El misterio del tiempo creo que es irresoluble, pues aun cuando sepamos que todo ocurre en el presente, que todo se descifra en “ahoras” circunstanciales y concretos, hay siempre una distancia entre mi ahora y aquel otro. Es irresoluble porque entre esos ahoras se produce una distancia inevitable. Aunque podamos hablar de una referencialidad progresiva de las cosas que las iría uniendo como una suerte de nexos sutiles, entre los puntos extremos de esos nexos nos toparíamos con las diferencias propias de cada ahora y con la dificultad de plantear sin más relaciones claras o directas entre los acontecimientos.    

 
El tiempo como el mayor agente metamórfico.



 
 

Ese efecto de esfumado sugiere la inmaterialidad de los cuerpos, la conversión de estos en fantasmas que emergen del pasado.
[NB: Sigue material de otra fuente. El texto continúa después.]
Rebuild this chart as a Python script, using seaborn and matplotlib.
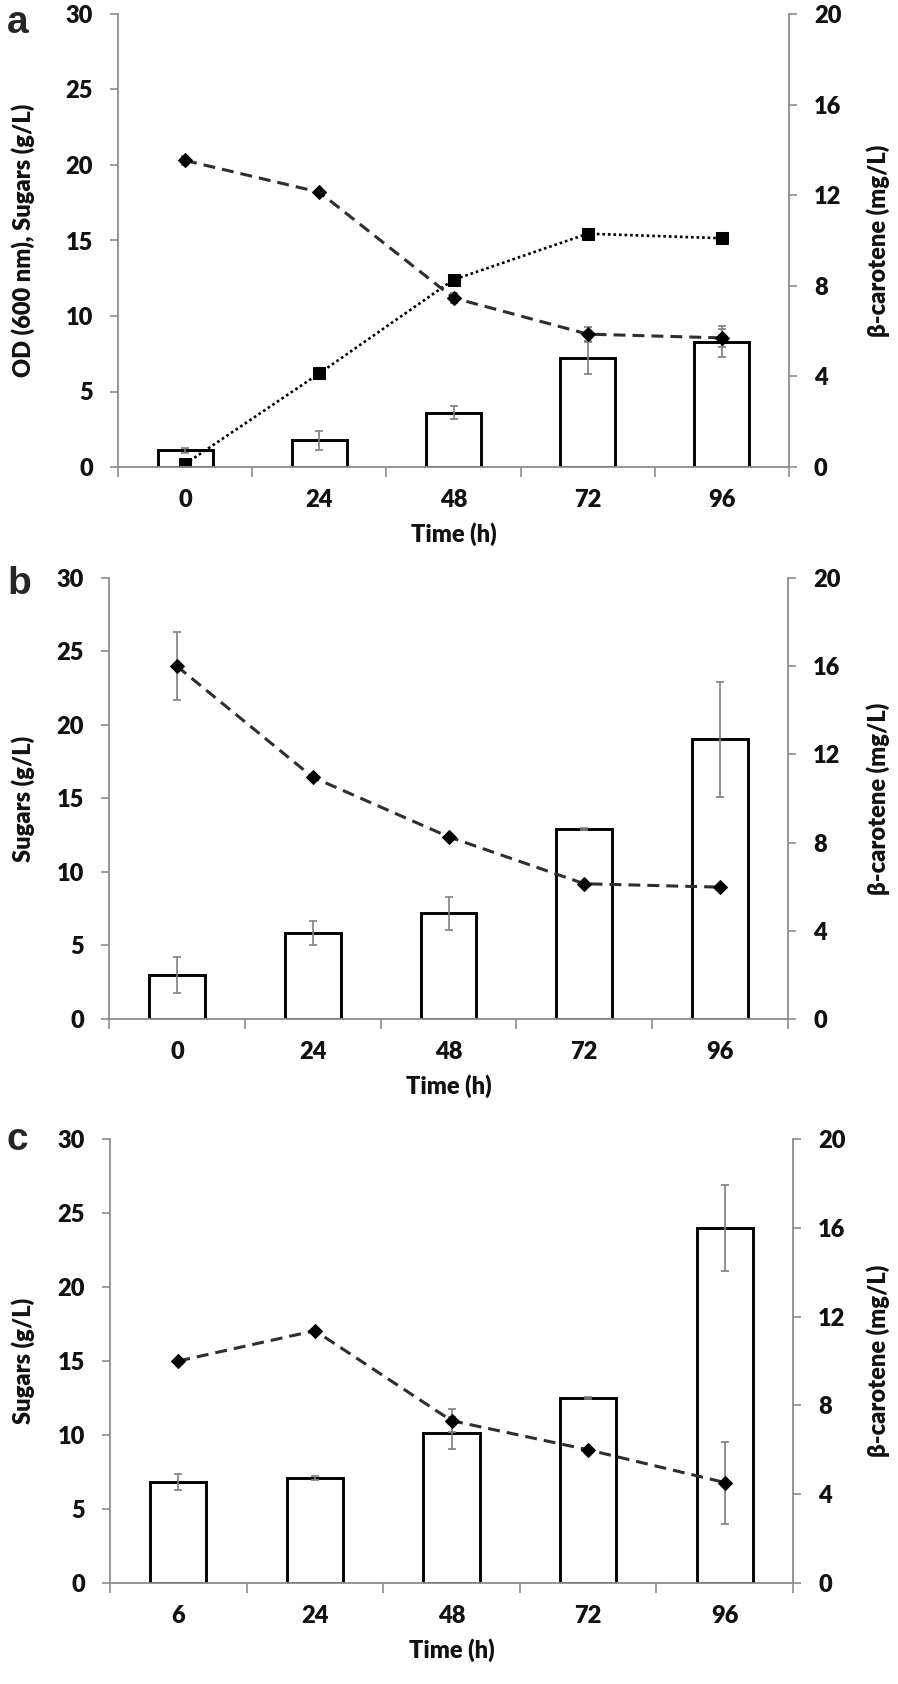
import numpy as np
import pandas as pd
import matplotlib
matplotlib.use("Agg")
import matplotlib.pyplot as plt
import seaborn as sns

# ---------------- data ----------------
time_ab = ["0", "24", "48", "72", "96"]
time_c = ["6", "24", "48", "72", "96"]

# panel a
sugars_a = [20.3, 18.2, 11.2, 8.8, 8.55]
sugars_a_err = [0.3, 0.0, 0.35, 0.5, 0.6]
od_a = [0.2, 6.2, 12.4, 15.45, 15.15]
carotene_a = [0.73, 1.17, 2.40, 4.83, 5.54]
carotene_a_err = [0.13, 0.43, 0.28, 0.72, 0.70]

# panel b
sugars_b = [24.0, 16.45, 12.4, 9.2, 8.97]
sugars_b_err = [2.3, 0.0, 0.0, 0.0, 0.0]
carotene_b = [2.0, 3.9, 4.79, 8.63, 12.68]
carotene_b_err = [0.82, 0.54, 0.75, 0.05, 2.6]

# panel c
sugars_c = [15.0, 17.05, 10.97, 9.0, 6.79]
sugars_c_err = [0.0, 0.1, 0.8, 0.15, 2.77]
carotene_c = [4.57, 4.72, 6.76, 8.34, 15.99]
carotene_c_err = [0.36, 0.1, 0.73, 0.05, 1.93]

left_labels = ["OD (600 nm), Sugars (g/L)", "Sugars (g/L)", "Sugars (g/L)"]
right_label = "β-carotene (mg/L)"
x_label = "Time (h)"
letters = ["a", "b", "c"]

# ---------------- style ----------------
sns.set_style("white")
plt.rcParams["font.family"] = ["Lato", "DejaVu Sans"]
plt.rcParams["font.weight"] = "heavy"
plt.rcParams["axes.labelweight"] = "heavy"

W, H = 898, 1684
fig = plt.figure(figsize=(W / 100, H / 100), dpi=100)

AX_GRAY = "#8c8c8c"
FS = 17
WT = "heavy"


def draw_panel(rect, times, sug, sug_err, car, car_err, od, ylabel, letter, letter_base):
    l, t, r, b = rect
    ax = fig.add_axes([l / W, 1 - b / H, (r - l) / W, (b - t) / H])
    ax2 = ax.twinx()
    idx = np.arange(len(times))

    df = pd.DataFrame({"time": times, "carotene": car})
    sns.barplot(data=df, x="time", y="carotene", order=times, ax=ax2,
                color="white", edgecolor="black", linewidth=2.1, width=0.41,
                errorbar=None, saturation=1)
    ax2.errorbar(idx, car, yerr=car_err, fmt="none", ecolor="#7f7f7f",
                 elinewidth=1.2, capsize=3, capthick=1.2, zorder=5)

    if od is not None:
        sns.lineplot(x=idx, y=od, ax=ax, color="black", linestyle=(0, (1.0, 1.1)),
                     linewidth=1.9, marker="s", markersize=8.5,
                     markerfacecolor="black", markeredgecolor="black",
                     errorbar=None, sort=False)
    ax.errorbar(idx, sug, yerr=sug_err, fmt="none", ecolor="#7f7f7f",
                elinewidth=1.2, capsize=3, capthick=1.2, zorder=1)
    sns.lineplot(x=idx, y=sug, ax=ax, color="#2e2e2e", linestyle=(0, (3.9, 2.3)),
                 linewidth=2.2, marker="D", markersize=7.5,
                 markerfacecolor="black", markeredgecolor="black",
                 errorbar=None, sort=False)

    # layering: lines above bars
    ax.set_zorder(ax2.get_zorder() + 1)
    ax.patch.set_visible(False)

    ax.set_xlim(-0.5, len(times) - 0.5)
    ax.set_ylim(0, 30)
    ax2.set_ylim(0, 20)
    ax.set_yticks(np.arange(0, 31, 5))
    ax2.set_yticks(np.arange(0, 21, 4))
    ax.set_xticks(idx, labels=times)
    ax.set_xticks(np.arange(-0.5, len(times)), minor=True)

    for s in ["top", "right"]:
        ax.spines[s].set_visible(False)
    for s in ["top", "left", "bottom"]:
        ax2.spines[s].set_visible(False)
    for sp in [ax.spines["left"], ax.spines["bottom"], ax2.spines["right"]]:
        sp.set_color(AX_GRAY)
        sp.set_linewidth(1.3)
    ax2.xaxis.set_visible(False)

    ax.tick_params(axis="y", which="major", direction="out", length=6, width=1.2,
                   color=AX_GRAY, pad=12, labelsize=FS, left=True)
    ax2.tick_params(axis="y", which="major", direction="out", length=6, width=1.2,
                    color=AX_GRAY, pad=12, labelsize=FS, right=True)
    ax.tick_params(axis="x", which="major", length=0, pad=16, labelsize=FS, bottom=True)
    ax.tick_params(axis="x", which="minor", direction="out", length=7, width=1.2,
                   color=AX_GRAY, bottom=True)
    for lab in ax.get_xticklabels() + ax.get_yticklabels() + ax2.get_yticklabels():
        lab.set_fontweight(WT)
        lab.set_color("#111111")

    ax.set_xlabel(x_label, fontsize=FS, fontweight=WT, labelpad=8, color="#111111")
    ax.set_ylabel(ylabel, fontsize=FS, fontweight=WT, color="#111111")
    ax2.set_ylabel(right_label, fontsize=FS, fontweight=WT, color="#111111")
    ax.yaxis.set_label_coords((35 - l) / (r - l), 0.5)
    ax2.yaxis.set_label_coords((866 - l) / (r - l), 0.5)

    fig.text(7 / W, 1 - letter_base / H, letter, fontsize=28, fontweight="bold",
             family=["Liberation Sans", "DejaVu Sans"], ha="left", va="baseline")
    return ax, ax2


draw_panel((118, 14, 789, 467), time_ab, sugars_a, sugars_a_err, carotene_a,
           carotene_a_err, od_a, left_labels[0], letters[0], 33)
draw_panel((109, 578, 788, 1019), time_ab, sugars_b, sugars_b_err, carotene_b,
           carotene_b_err, None, left_labels[1], letters[1], 594)
draw_panel((110, 1139, 793, 1583), time_c, sugars_c, sugars_c_err, carotene_c,
           carotene_c_err, None, left_labels[2], letters[2], 1150)

fig.savefig("out.png", dpi=100, facecolor="white")
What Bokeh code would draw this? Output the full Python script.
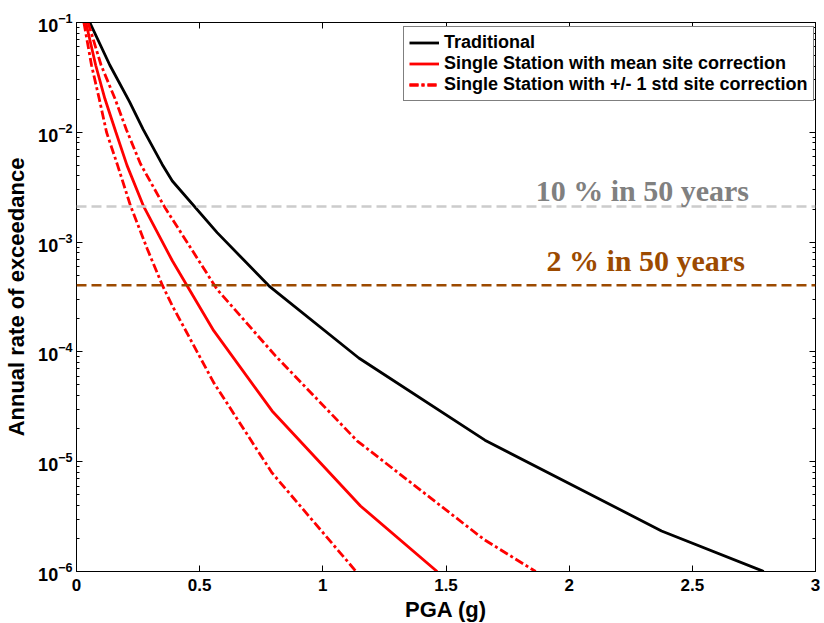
from bokeh.plotting import figure
from bokeh.models import (FixedTicker, LinearAxis, LogAxis, Span, Label, Legend,
                          LegendItem, Range1d, LogTickFormatter)
from bokeh.embed import file_html
from bokeh.resources import INLINE

# ---- data ----
pga_trad = [0.054, 0.135, 0.215, 0.27, 0.348, 0.389, 0.571, 0.781, 1.146, 1.658, 2.375, 2.79]
rate_trad = [1e-1, 4.1e-2, 1.9e-2, 1.07e-2, 5.1e-3, 3.6e-3, 1.22e-3, 4.0e-4, 8.8e-5, 1.57e-5, 2.34e-6, 1e-6]

pga_mean = [0.038, 0.078, 0.115, 0.16, 0.205, 0.271, 0.389, 0.557, 0.794, 1.153, 1.464]
rate_mean = [1e-1, 4.08e-2, 2.03e-2, 1e-2, 5.0e-3, 2.15e-3, 6.76e-4, 1.56e-4, 2.9e-5, 3.95e-6, 1e-6]

pga_plus = [0.047, 0.1, 0.156, 0.203, 0.26, 0.354, 0.389, 0.571, 0.808, 1.139, 1.654, 1.864]
rate_plus = [1e-1, 4.08e-2, 2.03e-2, 1.05e-2, 5.15e-3, 2.15e-3, 1.62e-3, 3.7e-4, 9.2e-5, 1.55e-5, 1.96e-6, 1e-6]

pga_minus = [0.03, 0.061, 0.092, 0.122, 0.165, 0.219, 0.287, 0.348, 0.389, 0.557, 0.794, 1.135]
rate_minus = [1e-1, 4.08e-2, 2.03e-2, 1e-2, 5.15e-3, 2.15e-3, 8.7e-4, 4.07e-4, 2.63e-4, 5.25e-5, 7.9e-6, 1e-6]

hazard_10in50 = 2.107e-3
hazard_2in50 = 4.04e-4

x_ticks = [0, 0.5, 1, 1.5, 2, 2.5, 3]
x_tick_labels = ["0", "0.5", "1", "1.5", "2", "2.5", "3"]
y_ticks = [1e-6, 1e-5, 1e-4, 1e-3, 1e-2, 1e-1]
y_minor = [m * 10.0 ** e for e in range(-6, -1) for m in range(2, 10)]

legend_labels = ["Traditional", "Single Station with mean site correction",
                 "Single Station with +/- 1 std site correction"]

FONT = "Liberation Sans"
RED = "#FF0000"
GRAY_LINE = "#CCCCCC"
GRAY_TEXT = "#808080"
BROWN = "#9C4A00"
LW = 2.8
DASHDOT = "9 3 3 3"

p = figure(frame_width=739, frame_height=549,
           x_range=Range1d(0, 3), y_range=Range1d(1e-6, 1e-1),
           y_axis_type="log", output_backend="svg", toolbar_location=None,
           min_border_left=76, min_border_right=9, min_border_top=22,
           min_border_bottom=50, outline_line_color="black",
           background_fill_color="white", border_fill_color="white")
p.xgrid.visible = False
p.ygrid.visible = False

xt = FixedTicker(ticks=x_ticks, minor_ticks=[])
yt = FixedTicker(ticks=y_ticks, minor_ticks=y_minor)


def style(ax, labels=True):
    ax.axis_line_color = "black"
    ax.major_tick_in = 6
    ax.major_tick_out = 0
    ax.minor_tick_in = 3
    ax.minor_tick_out = 0
    ax.major_tick_line_color = "black"
    ax.minor_tick_line_color = "black"
    ax.major_label_text_font = FONT
    ax.major_label_text_font_style = "bold"
    ax.major_label_text_color = "black"
    ax.axis_label_text_font = FONT
    ax.axis_label_text_font_style = "bold"
    ax.axis_label_text_color = "black"
    ax.axis_label_text_font_size = "22px"
    ax.major_label_text_font_size = "17px"
    if not labels:
        ax.major_label_text_color = None
        ax.major_label_text_font_size = "6px"
        ax.major_label_standoff = 0


xa = p.xaxis[0]
xa.ticker = xt
xa.major_label_overrides = dict(zip(x_ticks, x_tick_labels))
xa.axis_label = "PGA (g)"
style(xa)
xa.major_label_standoff = 7
xa.axis_label_standoff = 3

ya = p.yaxis[0]
ya.ticker = yt
ya.formatter = LogTickFormatter()
ya.axis_label = "Annual rate of exceedance"
style(ya)
ya.major_label_text_font_size = "18px"
ya.major_label_standoff = 4
ya.axis_label_standoff = 6

top = LinearAxis(ticker=xt)
style(top, labels=False)
p.add_layout(top, "above")
right = LogAxis(ticker=yt)
style(right, labels=False)
p.add_layout(right, "right")

r_trad = p.line(pga_trad, rate_trad, line_color="black", line_width=LW)
r_mean = p.line(pga_mean, rate_mean, line_color=RED, line_width=LW)
r_plus = p.line(pga_plus, rate_plus, line_color=RED, line_width=LW, line_dash=DASHDOT)
r_minus = p.line(pga_minus, rate_minus, line_color=RED, line_width=LW, line_dash=DASHDOT)

p.add_layout(Span(location=hazard_10in50, dimension="width", line_color=GRAY_LINE,
                  line_width=2.5, line_dash="10 5"))
p.add_layout(Span(location=hazard_2in50, dimension="width", line_color=BROWN,
                  line_width=2.5, line_dash="10 5"))

p.add_layout(Label(x=1.864, y=2.94e-3, text="10 % in 50 years", text_font="Liberation Serif",
                   text_font_style="bold", text_font_size="30px", text_color=GRAY_TEXT,
                   text_baseline="alphabetic"))
p.add_layout(Label(x=1.908, y=6.76e-4, text="2 % in 50 years", text_font="Liberation Serif",
                   text_font_style="bold", text_font_size="30px", text_color=BROWN,
                   text_baseline="alphabetic"))

legend = Legend(items=[LegendItem(label=legend_labels[0], renderers=[r_trad]),
                       LegendItem(label=legend_labels[1], renderers=[r_mean]),
                       LegendItem(label=legend_labels[2], renderers=[r_plus, r_minus])],
                location=(327, 470))
legend.label_text_font = FONT
legend.label_text_font_style = "bold"
legend.label_text_font_size = "18px"
legend.label_text_color = "black"
legend.glyph_width = 30
legend.glyph_height = 21
legend.label_height = 21
legend.spacing = 0
legend.padding = 5
legend.margin = 0
legend.label_standoff = 5
legend.border_line_color = "black"
legend.border_line_width = 1
legend.background_fill_color = "white"
legend.background_fill_alpha = 1
p.add_layout(legend)

open("out.html", "w").write(file_html(p, INLINE))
No sé si, en el ámbito de la fotografía, fue un efecto estético buscado o producto del azar. El sfumatto lo encontramos en el Renacimiento y tiene esa función de volver sutiles y etéreos los volúmenes y formas. En torno al cuerpo del retratado todo comienza a desvanecerse, todo va disipándose en una atomización delicada e infinita. Del vacío universal, emerge la figura del sujeto, lo único que da sentido y dilucida la nada del entorno con su presencia.

 





El producto del tiempo convertido en parque temático: en esta imagen de Sebastiano Ricci, los distintos personajes deambulan por los restos arquitectónicos del imperio transformados por la inercia del tiempo en muelle lugar de recreo, en espacio ilusionista. La poética del tiempo amuebla azarosamente lugares desolados. Pero la ruina se convertirá, con el romanticismo, en motivo propio de culto, en reflexivo confín de las culturas que fueron.





Cuando vi por primera vez esta fotografía de José Rodrigo, y que data de 1885, sentí como un lento trallazo. Cómo me gustaría estar ahí y en esa época, vivir en esa casa a la orilla de la acequia y a la sombra protectora de ese árbol que hunde sus raíces bajo el lecho del agua. Literalmente experimenté la misma fantasía que sintió Barthes al contemplar la foto antigua, hecha en España,  de una ermita protegida por un ciprés. Y como el autor francés, me pregunto qué significa este arrobo instantáneo ante una imagen que consta de: un lugar que habitar – casa, ermita – y presencia vigilante, altamente simbólica, de un árbol. ¿Querencia soñadora, arcano destino, trasunto de la eternidad? Me imagino viviendo ahí por siempre. La pobreza del lugar atesora, paradójicamente, su persistencia. La casa casi en ruinas, me arropa con su miseria, la masa deslizada de la piedra me protege en sus interiores. La fragilidad de su construcción es engañosa pues ya ha vencido al tiempo. El árbol y el curso del agua son dos conexiones vivas con la energía suprema. Mientras el árbol me conecta con las alturas cósmicas, el agua irriga el lugar y renueva la tierra y el ámbito que me acoge. Las eras pueden pasar que yo las contemplaré tranquilo desde este humilde pero indestructible enclave.